L’attualità dell’argomento è testimoniata dalle oltre 900 risposte di PubMed alla voce “cultured meat”, di cui oltre 700 nell’ultimo ventennio e oltre 200 negli ultimi 5 anni. Identificata anche come carne sintetica, carne artificiale o carne in provetta, è ottenuta partendo da cellule muscolari di animali (veri), fatte crescere in bioreattori, su substrato nutritivo e strutturale, in condizioni controllate. Una panoramica non recentissima ma articolata è disponibile (
qui)⁶, pur nella discutibilità della citazione:
“Questo cibo non è naturale? I cibi coltivati sono innaturali allo stesso modo di come il pane, il formaggio, lo yogurt e il vino sono innaturali (…) Probabilmente, la produzione di carne coltivata è meno innaturale dell' allevamento di animali in sistemi di confinamento intensivo, iniettando loro ormoni sintetici e alimentandoli con diete artificiali composte da antibiotici e rifiuti animali." (M. N. Antonuccio, I. Chiesa, A. Cignoni, M. Dal Canto, G. Fortunato, C. Milieri. 2016-2017. UNIPI). Al di là della confusione, che si ricicla e si moltiplica autoalimentandosi delle stesse convinzioni, un aspetto alquanto citato è l’impatto ambientale che, per quanto riguarda la carne coltivata, manca di evidenti dati oggettivi, stante lo scale-up in divenire, pur essendo generalmente atteso come migliorativo. Come ogni nuovo alimento, il successo finale della carne coltivata dipenderà dall' accettazione da parte del consumatore e i fattori che possono influenzarla rappresentano il passaggio più importante, insieme agli aspetti tecnologici ed economici. (…).

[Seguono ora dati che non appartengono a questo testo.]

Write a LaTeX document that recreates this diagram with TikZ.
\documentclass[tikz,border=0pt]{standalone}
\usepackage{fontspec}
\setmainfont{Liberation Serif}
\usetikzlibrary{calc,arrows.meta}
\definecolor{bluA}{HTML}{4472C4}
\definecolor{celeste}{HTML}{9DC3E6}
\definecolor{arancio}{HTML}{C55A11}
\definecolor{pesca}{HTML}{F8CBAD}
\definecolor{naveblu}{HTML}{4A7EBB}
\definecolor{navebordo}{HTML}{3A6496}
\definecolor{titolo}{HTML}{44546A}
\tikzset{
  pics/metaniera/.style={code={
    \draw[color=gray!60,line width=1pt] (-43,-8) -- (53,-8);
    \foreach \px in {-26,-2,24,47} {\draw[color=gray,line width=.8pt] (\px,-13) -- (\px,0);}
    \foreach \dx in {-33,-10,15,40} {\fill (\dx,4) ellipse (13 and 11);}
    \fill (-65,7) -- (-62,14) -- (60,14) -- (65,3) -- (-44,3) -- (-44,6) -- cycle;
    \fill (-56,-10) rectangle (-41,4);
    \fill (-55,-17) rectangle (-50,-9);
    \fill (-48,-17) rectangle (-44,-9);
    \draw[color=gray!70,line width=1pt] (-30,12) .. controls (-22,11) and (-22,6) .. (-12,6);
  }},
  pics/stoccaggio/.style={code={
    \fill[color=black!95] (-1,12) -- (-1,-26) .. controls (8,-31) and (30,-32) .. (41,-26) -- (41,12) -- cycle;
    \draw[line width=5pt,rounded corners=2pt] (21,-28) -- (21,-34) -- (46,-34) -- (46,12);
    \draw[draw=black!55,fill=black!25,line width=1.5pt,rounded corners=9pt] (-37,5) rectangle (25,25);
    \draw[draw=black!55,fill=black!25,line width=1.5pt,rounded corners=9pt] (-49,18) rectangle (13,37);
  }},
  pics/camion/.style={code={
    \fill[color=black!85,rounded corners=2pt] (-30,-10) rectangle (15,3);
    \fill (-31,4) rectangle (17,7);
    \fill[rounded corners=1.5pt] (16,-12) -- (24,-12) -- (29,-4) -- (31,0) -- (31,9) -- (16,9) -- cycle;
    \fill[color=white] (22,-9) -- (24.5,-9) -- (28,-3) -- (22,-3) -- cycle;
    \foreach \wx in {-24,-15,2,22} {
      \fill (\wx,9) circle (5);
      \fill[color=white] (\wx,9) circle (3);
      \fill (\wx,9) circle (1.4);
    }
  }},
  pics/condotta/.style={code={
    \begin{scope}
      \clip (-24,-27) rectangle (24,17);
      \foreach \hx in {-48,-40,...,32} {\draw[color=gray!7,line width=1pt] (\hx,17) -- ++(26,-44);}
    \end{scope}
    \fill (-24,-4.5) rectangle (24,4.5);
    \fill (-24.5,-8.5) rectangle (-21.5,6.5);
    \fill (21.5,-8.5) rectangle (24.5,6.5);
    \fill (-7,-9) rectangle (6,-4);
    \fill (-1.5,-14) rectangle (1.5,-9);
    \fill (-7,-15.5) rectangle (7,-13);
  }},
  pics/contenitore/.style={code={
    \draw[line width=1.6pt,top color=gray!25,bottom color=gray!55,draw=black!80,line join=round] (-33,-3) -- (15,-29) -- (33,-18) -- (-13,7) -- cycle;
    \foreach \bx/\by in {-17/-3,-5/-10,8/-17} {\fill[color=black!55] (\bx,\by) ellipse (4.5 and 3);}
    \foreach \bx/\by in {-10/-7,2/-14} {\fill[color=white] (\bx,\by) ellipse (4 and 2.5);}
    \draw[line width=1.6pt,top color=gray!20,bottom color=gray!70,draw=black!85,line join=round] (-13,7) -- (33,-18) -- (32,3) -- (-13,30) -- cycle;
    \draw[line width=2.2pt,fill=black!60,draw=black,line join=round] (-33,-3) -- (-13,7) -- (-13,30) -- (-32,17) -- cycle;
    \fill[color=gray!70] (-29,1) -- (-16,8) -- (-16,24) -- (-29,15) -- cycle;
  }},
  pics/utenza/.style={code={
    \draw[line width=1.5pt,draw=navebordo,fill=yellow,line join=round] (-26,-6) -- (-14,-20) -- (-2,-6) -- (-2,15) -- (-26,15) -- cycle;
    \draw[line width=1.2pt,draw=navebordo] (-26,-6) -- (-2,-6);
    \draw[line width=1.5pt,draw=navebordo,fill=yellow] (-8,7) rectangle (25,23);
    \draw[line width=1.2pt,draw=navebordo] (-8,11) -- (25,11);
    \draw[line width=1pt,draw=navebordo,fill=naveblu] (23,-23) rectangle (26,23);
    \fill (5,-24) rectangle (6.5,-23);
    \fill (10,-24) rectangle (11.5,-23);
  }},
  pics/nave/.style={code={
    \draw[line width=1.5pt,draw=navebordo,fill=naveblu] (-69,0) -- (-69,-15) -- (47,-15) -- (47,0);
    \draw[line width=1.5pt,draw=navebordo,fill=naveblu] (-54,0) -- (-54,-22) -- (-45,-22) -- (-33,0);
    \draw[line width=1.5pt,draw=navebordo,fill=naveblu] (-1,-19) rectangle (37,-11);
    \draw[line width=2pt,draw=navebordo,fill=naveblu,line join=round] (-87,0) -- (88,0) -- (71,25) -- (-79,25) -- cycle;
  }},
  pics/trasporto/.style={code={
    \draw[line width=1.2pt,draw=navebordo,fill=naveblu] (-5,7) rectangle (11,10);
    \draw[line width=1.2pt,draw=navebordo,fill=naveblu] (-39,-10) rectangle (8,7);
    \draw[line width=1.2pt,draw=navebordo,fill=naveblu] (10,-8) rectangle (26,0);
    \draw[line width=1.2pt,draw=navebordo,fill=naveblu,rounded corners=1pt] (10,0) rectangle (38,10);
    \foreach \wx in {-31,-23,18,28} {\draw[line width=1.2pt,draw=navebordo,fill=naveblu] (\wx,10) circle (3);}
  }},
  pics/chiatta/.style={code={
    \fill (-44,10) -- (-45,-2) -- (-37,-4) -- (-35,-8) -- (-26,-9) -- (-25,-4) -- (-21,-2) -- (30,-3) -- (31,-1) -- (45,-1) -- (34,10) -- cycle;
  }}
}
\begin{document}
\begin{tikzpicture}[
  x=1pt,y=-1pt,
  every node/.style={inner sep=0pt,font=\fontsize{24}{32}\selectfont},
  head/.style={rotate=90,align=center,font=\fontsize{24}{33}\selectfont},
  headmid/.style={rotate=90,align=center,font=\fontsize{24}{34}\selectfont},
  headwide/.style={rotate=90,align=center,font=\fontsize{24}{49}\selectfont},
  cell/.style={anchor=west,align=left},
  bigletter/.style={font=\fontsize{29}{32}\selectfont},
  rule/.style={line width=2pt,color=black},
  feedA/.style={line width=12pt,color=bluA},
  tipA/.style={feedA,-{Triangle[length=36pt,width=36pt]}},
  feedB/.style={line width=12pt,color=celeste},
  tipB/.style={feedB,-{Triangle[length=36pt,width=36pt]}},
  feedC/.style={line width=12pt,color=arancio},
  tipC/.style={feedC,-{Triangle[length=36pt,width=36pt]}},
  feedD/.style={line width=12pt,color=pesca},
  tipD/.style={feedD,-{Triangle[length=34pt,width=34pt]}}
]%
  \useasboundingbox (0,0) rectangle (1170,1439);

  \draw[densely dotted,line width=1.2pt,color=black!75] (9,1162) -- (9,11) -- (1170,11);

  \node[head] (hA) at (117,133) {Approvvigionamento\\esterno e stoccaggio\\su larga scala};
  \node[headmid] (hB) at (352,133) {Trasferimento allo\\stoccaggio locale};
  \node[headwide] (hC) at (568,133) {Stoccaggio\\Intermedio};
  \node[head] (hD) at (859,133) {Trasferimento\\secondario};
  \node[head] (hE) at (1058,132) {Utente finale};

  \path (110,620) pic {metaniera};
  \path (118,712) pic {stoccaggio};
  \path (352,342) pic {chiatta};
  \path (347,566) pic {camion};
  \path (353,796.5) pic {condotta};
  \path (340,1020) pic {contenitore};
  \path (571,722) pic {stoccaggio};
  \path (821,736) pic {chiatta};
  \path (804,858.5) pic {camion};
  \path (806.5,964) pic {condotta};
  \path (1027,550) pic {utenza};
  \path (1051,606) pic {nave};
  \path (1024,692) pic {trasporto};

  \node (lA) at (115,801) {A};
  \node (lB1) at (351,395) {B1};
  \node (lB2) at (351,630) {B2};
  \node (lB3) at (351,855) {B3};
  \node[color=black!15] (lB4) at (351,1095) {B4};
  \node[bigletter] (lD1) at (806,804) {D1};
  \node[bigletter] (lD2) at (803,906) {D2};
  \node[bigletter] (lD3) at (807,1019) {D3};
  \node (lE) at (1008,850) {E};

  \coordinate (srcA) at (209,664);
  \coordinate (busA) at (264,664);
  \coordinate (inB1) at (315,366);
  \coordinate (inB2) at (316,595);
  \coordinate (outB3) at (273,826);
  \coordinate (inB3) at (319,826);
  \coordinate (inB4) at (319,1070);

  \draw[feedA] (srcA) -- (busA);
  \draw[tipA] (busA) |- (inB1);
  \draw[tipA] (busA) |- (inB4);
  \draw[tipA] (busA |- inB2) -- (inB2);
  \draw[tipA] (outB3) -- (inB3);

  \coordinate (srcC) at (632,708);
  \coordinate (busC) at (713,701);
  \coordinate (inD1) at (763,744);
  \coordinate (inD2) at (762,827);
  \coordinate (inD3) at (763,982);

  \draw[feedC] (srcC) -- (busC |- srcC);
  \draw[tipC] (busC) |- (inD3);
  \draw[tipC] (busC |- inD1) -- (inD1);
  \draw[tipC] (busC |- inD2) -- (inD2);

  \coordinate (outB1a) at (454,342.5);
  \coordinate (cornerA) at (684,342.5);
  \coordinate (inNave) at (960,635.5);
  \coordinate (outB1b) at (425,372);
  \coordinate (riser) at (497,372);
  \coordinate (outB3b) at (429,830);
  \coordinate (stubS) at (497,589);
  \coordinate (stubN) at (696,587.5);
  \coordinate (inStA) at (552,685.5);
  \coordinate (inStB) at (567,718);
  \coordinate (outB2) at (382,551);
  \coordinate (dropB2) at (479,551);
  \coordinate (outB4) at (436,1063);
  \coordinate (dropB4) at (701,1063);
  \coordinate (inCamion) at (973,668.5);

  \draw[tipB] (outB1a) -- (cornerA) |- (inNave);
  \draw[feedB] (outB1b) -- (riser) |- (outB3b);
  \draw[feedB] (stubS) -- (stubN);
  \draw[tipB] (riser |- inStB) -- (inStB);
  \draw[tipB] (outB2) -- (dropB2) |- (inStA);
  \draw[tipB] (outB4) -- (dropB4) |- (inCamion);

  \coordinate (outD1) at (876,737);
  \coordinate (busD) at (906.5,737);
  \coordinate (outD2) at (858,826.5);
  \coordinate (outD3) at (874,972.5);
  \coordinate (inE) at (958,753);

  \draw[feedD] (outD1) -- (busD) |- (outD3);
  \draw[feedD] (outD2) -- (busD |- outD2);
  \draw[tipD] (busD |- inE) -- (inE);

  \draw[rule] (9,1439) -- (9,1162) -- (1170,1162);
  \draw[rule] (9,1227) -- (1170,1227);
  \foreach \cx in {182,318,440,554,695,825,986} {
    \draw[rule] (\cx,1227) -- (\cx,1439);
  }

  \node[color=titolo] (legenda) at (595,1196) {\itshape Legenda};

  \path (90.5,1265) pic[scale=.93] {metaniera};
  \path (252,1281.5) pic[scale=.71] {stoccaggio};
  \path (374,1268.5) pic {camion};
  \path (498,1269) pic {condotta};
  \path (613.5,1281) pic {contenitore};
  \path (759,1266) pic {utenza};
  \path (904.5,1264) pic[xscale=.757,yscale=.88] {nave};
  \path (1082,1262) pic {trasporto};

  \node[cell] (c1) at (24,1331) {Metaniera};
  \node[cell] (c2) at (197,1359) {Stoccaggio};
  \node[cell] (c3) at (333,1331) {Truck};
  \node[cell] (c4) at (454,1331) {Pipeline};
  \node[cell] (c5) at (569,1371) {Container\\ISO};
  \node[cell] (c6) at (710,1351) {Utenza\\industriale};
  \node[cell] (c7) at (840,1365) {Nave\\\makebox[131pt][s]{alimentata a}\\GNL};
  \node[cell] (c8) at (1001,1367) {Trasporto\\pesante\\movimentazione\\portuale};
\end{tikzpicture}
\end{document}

La carne coltivata potrebbe apparire un' alternativa per i consumatori alla ricerca di una dieta più sostenibile ma non vogliono cambiarne la composizione (no veganismo), come pure le preoccupazioni etiche e ambientali potrebbero (forse?) spingere i consumatori a essere disposti a pagare un prezzo maggiorato per l' acquisto di sostituti ma non necessariamente carne coltivata. Anche la neofobia alimentare e le incertezze sulla sicurezza e la salute potrebbero apparire ostacoli importanti all' adozione di questa tecnologia. Ancora, il prezzo, l’attrattiva sensoriale, la naturalezza percepita, le sensibilità etiche e ambientali, i benefici per la salute pubblica e l’orientamento normativo appaiono fattori determinanti.

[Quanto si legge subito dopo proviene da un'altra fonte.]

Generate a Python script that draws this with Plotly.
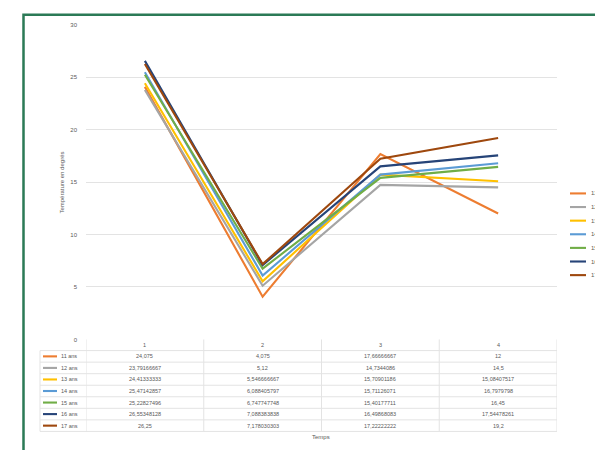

Sebbene l' esatta natura della transizione dall’allevamento tradizionale ai prodotti proteici alternativi sia ancora incerta, è già iniziata e probabilmente continuerà a prendere slancio nel prossimo decennio. (Chen L. et al.,2022) (
qui)⁷. E’ recente (
qui)⁸ la pubblicazione da parte di FDA (U.S. Food and Drug Administration) della prima consultazione pre-commercializzazione per il cibo umano prodotto utilizzando la tecnologia della coltura di cellule animali. Pur trattandosi di consultazione e non di processo di approvazione, la valutazione è significativamente importante certificando la sicurezza della produzione e del materiale cellulare, utile per i successivi step. Passaggio importante dell’elaborato FDA (
qui)⁹ è la dissociazione dall’utilizzo del termine proposto dal produttore “cultured chicken cell material”, a significare quasi una investitura, a venire, della strategicità dei messaggi comunicativi al consumatore. Sarà questo un punto cruciale del dibattito, alla luce della irresistibile tentazione delle new entry di cavalcare, si, l’innovazione ma all’interno della comfort zone della denominazione tradizionale (hamburger vegetatale, latte di soia, ecc.). Ora, in tema di informazione al consumatore, l’esclusività della denominazione “latte”, quale solo proveniente dalla secrezione mammaria bovina (se proveniente da altre specie va specificato), è contemplata dal “Reg. UE 1308/2013, articolo 78, Allegato VII, Parte III” (
qui)¹⁰ ed inoltre pluri-confermata dalla Corte di Giustizia UE. Per la carne manca una base normativa altrettanto solida e la battaglia contro il “meat sounding” sarà tutta da combattere. Quella della corretta collocazione lessicale e merceologica appare il vero traguardo, anziché le prese di posizione di facciata di Coldiretti e del Ministro. Demonizzare una attività imprenditoriale solo perché invade l’orticello consolidato è anacronistico e pare più destinato a lanciare il piattello che a colpirlo. Perseguire la corretta informazione al consumatore, l’adeguata terminologia, il rispetto dei confini etici e, non ultimo, la separazione espositiva dalla carne tradizionale sugli scaffali di vendita, anziché “solo noi e nessun altro”, parrebbero obiettivi più appropriati.